• Question: What preliminary work have you done, or are in the process of doing?

    Asked by bilbo to Jack, Gem, Jermaine, Michelle, Steve on 14 Jun 2017.
    • Photo: Jermaine Ravalier

      Jermaine Ravalier answered on 14 Jun 2017:


      I’m currently collecting data from Scottish teachers – had 5,000 responses so far (about 10% of the teachers in the country) – about stress, what causes them stress and how to overcome it. This will then form the basis of a wider study to prevent stress in teaching.

    • Photo: Steven Brown

      Steven Brown answered on 14 Jun 2017:


      In my main post we are beginning to put together what we will actually be doing – there’s a lot of prelim work. We want to select an appropriate instrument to capture treatment related side effects of cancer treatment and generally measure quality of life. The problem is there’s thousands of instruments to choose from. So we are working closely with both doctors and patients to find out what is most important to them, so we can ensure we select an instrument which will work. We need to pick the right one as it will be used in real-life in NHS with cancer patients, to help inform better decisions about treatment.

      The instruments involve patients selecting how their pain has been, how tired they have felt, etc. on a numerical scale ie from 1 – 7, etc.

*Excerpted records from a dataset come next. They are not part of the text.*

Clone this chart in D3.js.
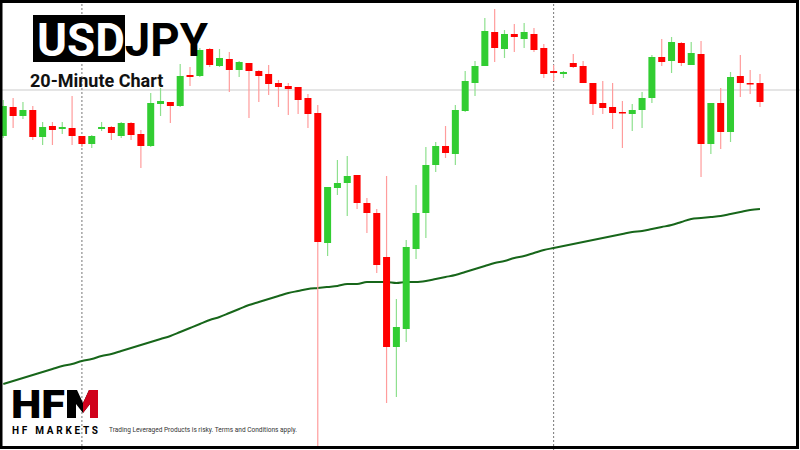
<!DOCTYPE html>
<html>
<head>
<meta charset="utf-8">
<script src="https://cdn.jsdelivr.net/npm/d3@7"></script>
<style>
  body { margin: 0; background: #fff; }
  svg { display: block; font-family: Roboto, 'Noto Sans', sans-serif; }
</style>
</head>
<body>
<svg id="chart" width="800" height="450"></svg>
<script>
// USDJPY 20 minute candles
const open = [149.14,149.43,149.34,149.40,149.13,149.24,149.21,149.22,149.14,149.06,
  149.21,149.23,149.14,149.27,149.16,149.04,149.46,149.48,149.44,149.75,
  149.74,150.01,149.84,149.91,149.80,149.87,149.79,149.76,149.67,149.64,
  149.63,149.52,149.37,148.07,148.62,148.67,148.75,148.47,148.37,147.93,
  147.03,147.21,148.01,148.37,148.85,149.04,148.96,149.39,149.67,149.84,
  150.18,150.01,150.16,150.11,150.16,150.02,149.79,149.76,149.87,149.84,
  149.67,149.47,149.43,149.38,149.36,149.40,149.52,149.93,149.89,150.07,
  149.85,149.96,149.06,149.47,149.18,149.74,149.67,149.67]
const high = [149.50,149.52,149.48,149.44,149.28,149.28,149.28,149.54,149.14,149.15,
  149.28,149.24,149.28,149.28,149.20,149.57,149.62,149.48,149.86,149.83,
  150.02,150.02,150.01,149.98,149.89,149.87,149.80,149.85,149.70,149.67,
  149.63,149.56,149.45,148.63,148.90,148.94,148.75,148.52,148.41,148.74,
  147.51,148.10,148.65,149.03,149.08,149.24,149.45,149.79,149.89,150.32,
  150.41,150.20,150.26,150.27,150.22,150.06,149.85,149.79,149.96,149.89,
  149.67,149.69,149.67,149.49,149.46,149.58,149.95,150.11,150.13,150.08,
  150.08,150.09,149.47,149.62,149.78,149.95,149.80,149.76]
const low = [149.12,149.22,149.31,149.10,149.05,149.05,149.16,149.05,149.03,149.02,
  149.19,149.10,149.12,149.10,148.82,149.03,149.34,149.27,149.43,149.64,
  149.73,149.83,149.83,149.58,149.73,149.32,149.48,149.55,149.43,149.35,
  149.36,149.22,146.04,147.94,148.55,148.34,148.41,148.17,147.77,146.47,
  146.53,147.08,147.91,148.12,148.78,148.92,148.85,149.38,149.54,149.84,
  149.88,149.92,149.98,150.02,149.98,149.72,149.69,149.72,149.82,149.67,
  149.35,149.36,149.21,149.02,149.19,149.22,149.47,149.84,149.77,149.84,
  149.85,148.73,148.96,149.01,149.08,149.53,149.56,149.43]
const close = [149.44,149.34,149.40,149.13,149.23,149.20,149.23,149.14,149.06,149.14,
  149.23,149.17,149.27,149.15,149.04,149.47,149.49,149.44,149.74,149.73,
  150.00,149.85,149.92,149.80,149.88,149.79,149.74,149.66,149.63,149.61,
  149.50,149.36,148.08,148.63,148.67,148.74,148.47,148.37,147.85,147.03,
  147.23,148.03,148.37,148.85,149.04,148.97,149.40,149.69,149.84,150.19,
  150.02,150.16,150.13,150.18,150.00,149.76,149.77,149.78,149.83,149.67,
  149.46,149.42,149.37,149.37,149.40,149.52,149.93,149.88,150.08,149.87,
  149.97,149.06,149.47,149.18,149.73,149.67,149.66,149.48]
// moving average
const ma = [146.66,146.69,146.72,146.75,146.78,146.81,146.84,146.86,146.89,146.91,
  146.94,146.96,146.99,147.02,147.05,147.08,147.11,147.14,147.18,147.22,
  147.26,147.30,147.33,147.37,147.41,147.45,147.48,147.51,147.54,147.57,
  147.59,147.61,147.62,147.63,147.64,147.66,147.66,147.68,147.68,147.68,
  147.67,147.68,147.68,147.69,147.71,147.73,147.75,147.78,147.81,147.84,
  147.87,147.89,147.92,147.94,147.97,148.00,148.02,148.04,148.06,148.08,
  148.10,148.12,148.14,148.16,148.18,148.19,148.21,148.23,148.25,148.28,
  148.31,148.32,148.33,148.34,148.36,148.38,148.40,148.41]
const refPrice = 149.60
const sessionBreaks = [8, 56]

const W = 800, H = 450
const svg = d3.select('#chart')

const x = d3.scaleLinear().domain([0, open.length - 1]).range([3.3, 760])
const y = d3.scaleLinear().domain([146, 150.5]).range([450, 0])

const candles = open.map((o, i) => ({ i, o, h: high[i], l: low[i], c: close[i] }))

// reference line
svg.append('line')
  .attr('x1', 0).attr('x2', W)
  .attr('y1', y(refPrice)).attr('y2', y(refPrice))
  .style('stroke', '#dcdcdc').style('stroke-width', 1.5)

// session separators
svg.selectAll('line.sep').data(sessionBreaks).enter()
  .append('line').classed('sep', true)
  .attr('x1', d => x(d)).attr('x2', d => x(d))
  .attr('y1', 0).attr('y2', H)
  .style('stroke', '#777').style('stroke-dasharray', '2,2')

// moving average
svg.append('path')
  .datum(ma)
  .attr('d', d3.line().x((d, i) => x(i)).y(d => y(d)).curve(d3.curveMonotoneX))
  .style('fill', 'none').style('stroke', '#17661a').style('stroke-width', 2)

const g = svg.selectAll('g.candle').data(candles).enter()
  .append('g').classed('candle', true)

g.append('line')
  .attr('x1', d => x(d.i)).attr('x2', d => x(d.i))
  .attr('y1', d => y(d.h)).attr('y2', d => y(d.l))
  .style('stroke', d => d.c >= d.o ? '#8ee08e' : '#ff9c9c')
  .style('stroke-width', 1.2)

g.append('rect')
  .attr('x', d => x(d.i) - 3.5)
  .attr('width', 7)
  .attr('y', d => y(Math.max(d.o, d.c)))
  .attr('height', d => Math.max(1.5, Math.abs(y(d.o) - y(d.c))))
  .style('fill', d => d.c >= d.o ? '#32cd32' : '#ff0000')

// title
svg.append('rect').attr('x', 33).attr('y', 15).attr('width', 92).attr('height', 47).style('fill', '#000')
const title = svg.append('text').attr('x', 37).attr('y', 56)
  .attr('textLength', 171).attr('lengthAdjust', 'spacingAndGlyphs')
  .style('font-size', '46px').style('font-weight', 700)
title.append('tspan').text('USD').style('fill', '#fff')
title.append('tspan').text('JPY').style('fill', '#000')
svg.append('text').attr('x', 30).attr('y', 87).text('20-Minute Chart')
  .style('font-size', '18px').style('font-weight', 700).style('fill', '#111')

// logo
svg.append('text').attr('x', 11).attr('y', 418).text('HF')
  .attr('textLength', 54).attr('lengthAdjust', 'spacingAndGlyphs')
  .style('font-size', '38px').style('font-weight', 900).style('fill', '#000')
svg.append('path')
  .attr('d', 'M67,390 L77,390 L83,403 L89,390 L98,390 L98,418 L90,418 L90,404 L83,413 L76,404 L76,418 L67,418 Z')
  .style('fill', '#000')
svg.append('path')
  .attr('d', 'M83,403 L89,390 L98,390 L98,418 L90,418 L90,404 L83,413 Z')
  .style('fill', '#d0021b')
svg.append('text').attr('x', 12).attr('y', 434).text('HF MARKETS')
  .attr('textLength', 86).attr('lengthAdjust', 'spacing')
  .style('font-size', '10px').style('font-weight', 700).style('fill', '#000')
svg.append('text').attr('x', 109).attr('y', 432).text('Trading Leveraged Products is risky. Terms and Conditions apply.')
  .attr('textLength', 188).attr('lengthAdjust', 'spacingAndGlyphs')
  .style('font-size', '7.5px').style('fill', '#333')

// frame
svg.append('rect').attr('x', 1).attr('y', 1.5).attr('width', W - 3.5).attr('height', H - 4)
  .style('fill', 'none').style('stroke', '#000').style('stroke-width', 3)
</script>
</body>
</html>
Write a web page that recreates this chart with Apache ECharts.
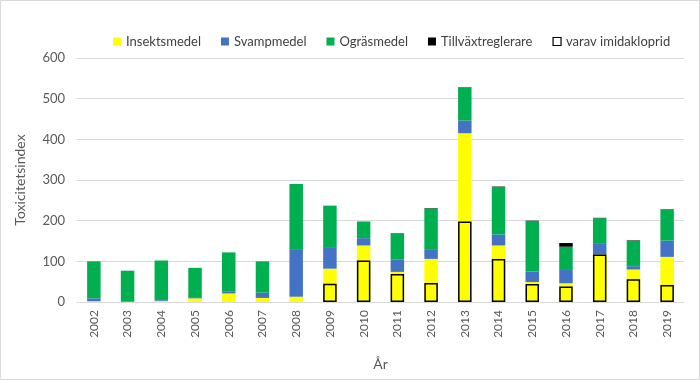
<!DOCTYPE html>
<html><head><meta charset="utf-8">
<script src="https://cdn.jsdelivr.net/npm/echarts@6/dist/echarts.min.js"></script>
<style>html,body{margin:0;padding:0;background:#fff}#c{width:700px;height:380px}</style>
</head><body><div id="c"></div>
<script>
const years = ['2002','2003','2004','2005','2006','2007','2008','2009','2010','2011','2012','2013','2014','2015','2016','2017','2018','2019'];
const insektsmedel = [2,0,3,9,21,10,13,82,139,74,106,415,139,49,46,117,80,111];
const svampmedel = [7,1,2,3,4,13,117,53,18,31,24,31,27,26,35,26,8,40];
const ograsmedel = [91,76,97,72,97,77,160,102,41,63,100,81,117,124,55,63,63,76];
const tillvaxt = [0,0,0,0,0,0,0,0,0,1,1,1,1,1,9,1,1,1];
const imidakloprid = ['-','-','-','-','-','-','-',45,102,69,47,198,106,44,38,117,56,42];
const yTicks = {min:0, max:600, interval:100};

const chart = echarts.init(document.getElementById('c'));
const font = 'Lato, "Open Sans", sans-serif';
const stacked = (name, data, color) => ({
  name, type:'bar', stack:'tot', data, barWidth:'40%',
  itemStyle:{color}, emphasis:{disabled:true}
});
chart.setOption({
  animation:false,
  textStyle:{fontFamily:font},
  graphic:[{type:'rect', shape:{x:0.5,y:0.5,width:699,height:379}, style:{fill:'none', stroke:'#d9d9d9', lineWidth:1}, silent:true}],
  legend:{
    top:30, left:108, itemWidth:8, itemHeight:8, itemGap:20,
    textStyle:{fontSize:13, color:'#404040', fontFamily:font},
    data:[
      {name:'Insektsmedel', icon:'rect'},
      {name:'Svampmedel', icon:'rect'},
      {name:'Ogräsmedel', icon:'rect'},
      {name:'Tillväxtreglerare', icon:'rect'},
      {name:'varav imidakloprid', icon:'rect', itemStyle:{color:'#fff', borderColor:'#000', borderWidth:1.2}}
    ]
  },
  grid:{left:77, right:16, top:58, bottom:78},
  xAxis:{
    type:'category', data:years, name:'År', nameLocation:'middle', nameGap:55,
    nameTextStyle:{fontSize:14, color:'#595959'},
    axisTick:{show:false},
    axisLine:{lineStyle:{color:'#d9d9d9'}},
    axisLabel:{rotate:90, fontSize:12, color:'#595959', margin:8}
  },
  yAxis:{
    type:'value', min:yTicks.min, max:yTicks.max, interval:yTicks.interval,
    name:'Toxicitetsindex', nameLocation:'middle', nameGap:50,
    nameTextStyle:{fontSize:14, color:'#595959'},
    axisLabel:{fontSize:13, color:'#595959', margin:12},
    splitLine:{lineStyle:{color:'#d9d9d9'}}
  },
  series:[
    stacked('Insektsmedel', insektsmedel, '#FFFF00'),
    stacked('Svampmedel', svampmedel, '#4472C4'),
    stacked('Ogräsmedel', ograsmedel, '#00B050'),
    stacked('Tillväxtreglerare', tillvaxt, '#000000'),
    {name:'varav imidakloprid', type:'bar', data:imidakloprid, barWidth:'40%', barGap:'-100%', z:5,
     itemStyle:{color:'rgba(0,0,0,0)', borderColor:'#000', borderWidth:1.5}, emphasis:{disabled:true}}
  ]
});
</script></body></html>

      On the side, I have started a few other projects into how people make sense of the world using the Internet as a resource, including why people believe in conspiracy theories and fake news. I am interested in decision-making and how bad decisions can impact on health.

    • Photo: Jack barton

      Jack barton answered on 14 Jun 2017:


      I am still in the early days of my research and I’m starting to bring together the results from my first study. At this stage, I have found that greater sleep disturbances are associated with increased paranoia and hallucinations in individuals who do not have a mental health diagnosis. This suggests that poor sleep, in general, has negative consequences for our mental health besides poor mood. However, what aspect of sleep or why poorer sleep co-occurs with these experiences is not clear from my results yet. This is why I am about to run a second study which will try to unpick this relation a bit further. For example, can a previous night’s sleep predict whether you are more likely to feel paranoid or see/hear things which aren’t there? If this is the case then why is this so?

    • Photo: Michelle Jamieson

      Michelle Jamieson answered on 15 Jun 2017:


      I’m currently wading through reams, and reams of studies to collate them all together into what work has already been done in the area I’m researching at the moment – called a literature review.